In 1 Corinthians 3 and 2 Corinthians 6 the temple of God is the entire church, but in 1 Corinthians 6 the temple of the Holy Spirit is the individual. In 1 Corinthians 3:16 we read, “Know ye not that ye are the temple of God, and that the Spirit of God dwelleth in you?” And then speaking of the enemies outside, Paul continued, “If any man defile the temple of God, him shall God destroy; for the temple of God is holy, which temple ye are.” In 2 Corinthians 6:16 we read, “What agreement hath the temple of God with idols? for ye are the temple of the living God; as God hath said, I will dwell in them, and walk in them; and I will be their God, and they shall be my people.” And it is because the church collectively comprises the temple of God that the command comes, “Wherefore come out from among them, and be ye separate, saith the Lord, and touch not the unclean thing; and I will receive you” (17). But when we look back at 1 Corinthians 6:19 we find that Paul changed the figure to the individual. “What? know ye not that your body is the temple of the Holy Ghost which is in you, which ye have of God, and ye are not your own?” Here we find he used the singular form—“your body,” not “your bodies.” The individual is the temple of the Holy Ghost, which is in him. Addressing the whole company he said that collectively they form the temple of God but each individual believer’s body is the temple of the Holy Ghost. What godliness should characterize us, what piety and separation from the world: what faithfulness to Christ should mark us!

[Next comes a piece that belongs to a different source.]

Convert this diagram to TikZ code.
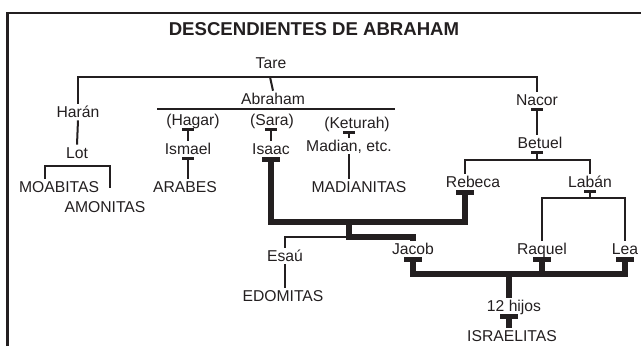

Coming back to Ephesians 2:20-21, the temple is spoken of, but in verse 22 we have, I believe, the thought of the tabernacle. He has been speaking of the whole company of believers, and now he narrows his attention down to address a specific group of believers, like this church at Ephesus. “In whom ye also are builded together for an habitation of God through the Spirit.” That is a finished product right here on the earth, like the tabernacle that could be placed at a given place one day, taken down the next, and moved elsewhere. It was made of a number of boards that had been fitted together, covered with gold, and united by bands. Then on each board there were two tenons which went down into sockets of silver. Beautiful curtains covered the united framework. At one time those boards had been trees in the wilderness, as you and I were poor sinners having no hope in the world. Then we were cut down by the work of the Spirit of God, planed and fitted together by the Spirit and now made the abiding place of God. The boards were covered with gold—symbolic of the fact that we are made the righteousness of God in Christ. The curtains speak of all His perfections sheltering His own. This is the picture that is given to us in Ephesians. You as a company of Christians are builded together for an habitation of God through the Spirit.
Do we realize this as much as we should? Any assembly or church of the living God (and I use this in the strictest New Testament sense, a company of called-out believers) is the habitation of God through the Spirit. That is why the church should be kept holy; that is why unsaved people should have no part in its fellowship, because they are not members of the true church. That is why Christians who are members of that church should be careful to avoid all worldliness and everything that would dishonor the Lord Jesus Christ. May God move us to live in such a way that we will glorify His name in this world.